Sparcity of Connections: since every output is calculated on a small section of the input at a time, it will be easier to learn the parameters.
Putting it all together
- Decide on an architecture
- Decide on a loss function \(L\)
- Randomly initialize all the weights and biases
- Use an optimizer (like gradient descent or Adam) to optimize the parameters
More Complicated CNNs
Residual Blocks (ResNets)
Residual blocks get around the vanishing/exploding gradients problem in very deep NNs.
They copy an activation from one layer and feed it into another layer deeper in the network.

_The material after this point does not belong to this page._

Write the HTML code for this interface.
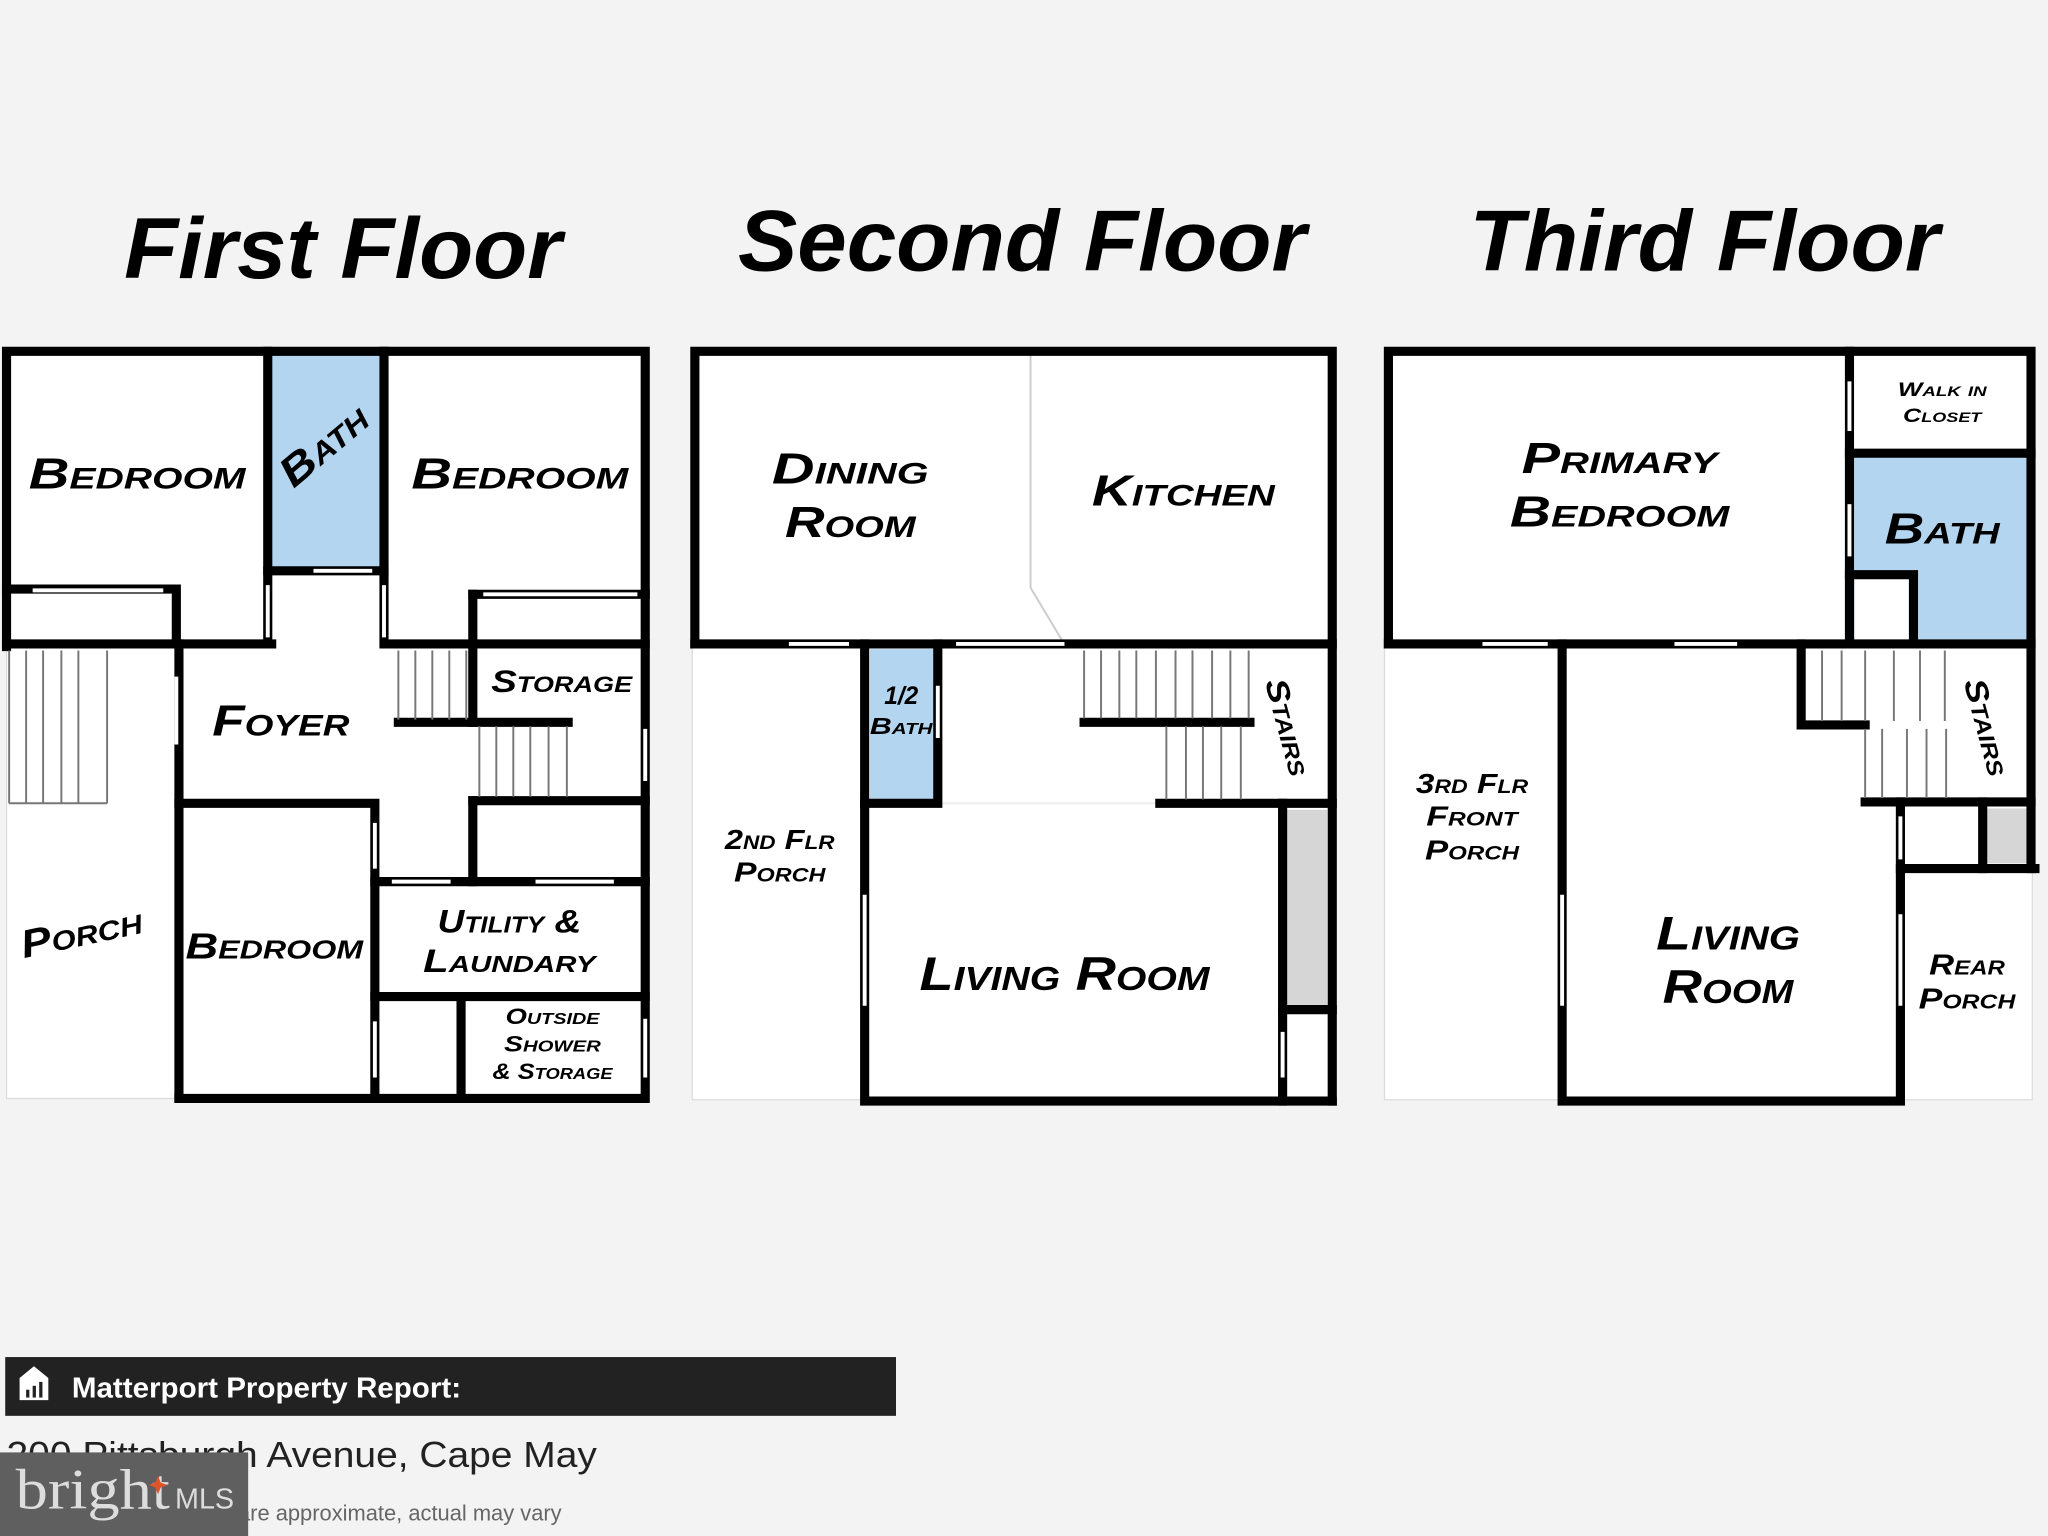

\[a^{[l+2]} = g(z^{[l+2]} + a^{[l]})\]
If you add more and more layers to a traditional FFNN, it can actually increase training error.
Adding a ResNet layer doesn’t hurt training error because it is very easy for it to learn the identity function.
One thing to note, is that \(a^{[l]}\) and \(a^{[l+2]}\) have to have the same dimension for the addition to work, so a lot of ‘same’ convolutions are used for this reason.
1x1 Convolutions
1x1 convolutions are used to change the number of channels, \(n_c\). For example, if you have a \(28 \times 28 \times 192\) layer input, and want to reduce the number of channels to \(32\) then you pass is through a \(1 \times 1\) convolution with \(32\) filters
Inception Layers
Inception layers can have multiple filter sizes and stack the outputs
This lets the model learn which of the filters are most useful and learns the correct parameters for them by itself.
We can reduce the computational cost of inceptions layers by using a \(1 \times 1\) convolution to calculate the \(5 \times 5\) convolution.
So long as you implement the bottleneck layer within reason, you retain a lot of the power of the original \(5 \times 5\) convolution.
We can do the same for the \(3 \times 3\) convolution.
The inception layer now looks like this.
Although the maxpool layer gives the correct number of channels as output, it’s still significantly higher than the others, so we pass it through a \(1 \times 1\) convolution with a smaller number of filters, for example \(32\) so it takes up a more reasonable amount of the total channels.
Depthwise Separable Convolution
You first pass the input into a Depthwise Convolution and then into a Pointwise Convoluion.
The depthwise convolution works as follows, you convolve each of the input channels with only the corresponding filter channel. The outputs give the outputs of each of the channels of the output.
For the pointwise convolution, you have \(n_c'\) filters of size \(1 \times 1 \times n_c\). The output is calculated one channel at a time, using the calculated convolution between the input and each of the filters.
Depthwise separable convolutions tend to be a lot faster than normal convolutions. The ratio of computation time is given by
\[\frac{1}{n_c'} + \frac{1}{f^2}\]
Image Classification, Localization and Detection
Image classification: Detecting presence or absense of an object
Classification with localization: Detects presence or absence of object and gives its location
Detection: Gives locations of multiple objects in an image.
Classification with localization
To train a model to do classification with localization, your training data needs to have images as inputs and a vector \(y\) as the label.
\[ \begin{bmatrix} p_c \\ b_x \\ b_y \\ b_h \\ b_w \\ c_1 \\ c_2 \\ c_3 \end{bmatrix} \]
The loss function \(L(\hat{y}, y)\) can be defined using the squared error: \[ L(\hat{y}, y) = \begin{cases} (y_{\hat{1}} - y_1)^2 + (y_{\hat{2}} - y_2)^2 + \cdots + (y_{\hat{8}} - y_8)^2 & \text{if } y_1 = 1, \\ (y_{\hat{1}} - y_1)^2 & \text{if } y_1 = 0. \end{cases} \]
Landmark Detection
The above method can also be used for landmark detection. By selecting multiple landmarks and labelling them with (for example in people’s faces), the model can learn to do landmark detection on new, unseen faces.